Rubio: I've Done More on Immigration Than Hillary Clinton

Rubio said Clinton has only ever given speeches on immigration, but never tried to pass legislation.

NASHVILLE, TN - APRIL 10: U.S. Sen. Marco Rubio (R-FL) speaks during the NRA-ILA Leadership Forum at the 2015 NRA Annual Meeting & Exhibits on April 10, 2015 in Nashville, Tennessee. The annual NRA meeting and exhibit runs through Sunday.

Photographer: Justin Sullivan/Getty Images

Marco Rubio, the latest Republican to enter the presidential race, has a short and simple response for critics of his work on immigration: At least I'm not Hillary.

During a Monday interview with NPR's "Morning Edition" tied to the launch of his presidential campaign, Rubio defended his decision to retract his support for the 2013 comprehensive immigration reform bill by arguing that trying and failing is more than Hillary Clinton did. 

"Well, I don't know about the [other Republican presidential candidates], but I've done more on immigration than Hillary Clinton ever did. I mean I helped pass an immigration bill out of a Senate dominated by Democrats," Rubio said. "She's given speeches on it, but she's never done anything on it." 

When Congress attempted to pass a bipartisan immigration reform bill in 2013, Rubio started off as a member of the Gang of Eight—four Republicans and four Democrats who worked together on a deal. However, as the deal grew more unpopular the with Republican base, Rubio threatened to withdraw his support if the deal's border regulations weren't strengthened.

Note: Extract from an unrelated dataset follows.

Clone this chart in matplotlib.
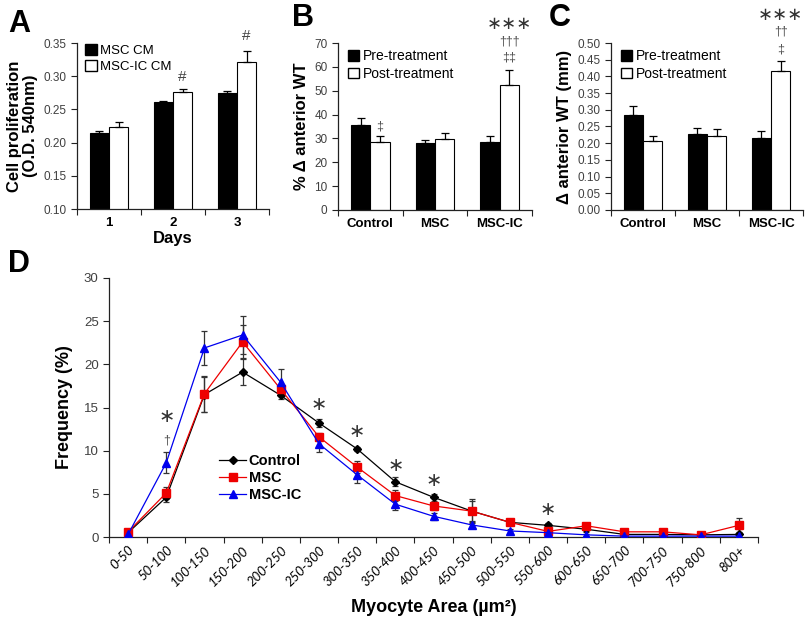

Eventually he withdrew his support and argued that it was impractical to pass one giant bill, especially while President Obama is still in office, a position he holds today. "I honestly believe that the key to moving forward on immigration is to first and foremost prove to the American people that we are going to bring future immigration under control," Rubio told NPR.

Rubio went on to say that the GOP's problem with minority voters is that it has been portrayed as a party that doesn't care about people trying to make it in America. "I don't think people go to the ballot box and say I'm a Latino therefore I'm voting Democrat," he said. "I think they bring with them their hopes and dreams about the future and they vote for whoever they think best understands it."

Rubio's interview with NPR was released as he prepared to launch his presidential campaign on Monday in Miami. At one point Rubio discussed his run-in with fellow Floridian and likely presidential candidate Jeb Bush on an airplane last week. The two ended up sitting next to each other on a flight to Miami from Nashville, where the National Rifle Association's annual convention was held. 

Rubio said they made some "observations" about the 2016 election, "but we talked about the Masters, we talked about the Paleo Diet, about the Miami Dolphins, I mean we reminisced about old war stories from when I was in the legislature and he was governor," Rubio said. 

He stressed that the two are friends, and that he doesn't see himself as running against any candidate. "There will certainly be moments when others will try to draw distinctions, but in my mind I'm going to talk about who I am and what I want to do, and I'll let voters make the decision of who they think is most capable at this moment of leading of country," he said. If that strategy doesn't help him win the Republican presidential nomination, at the very least it might help him for the #2 job.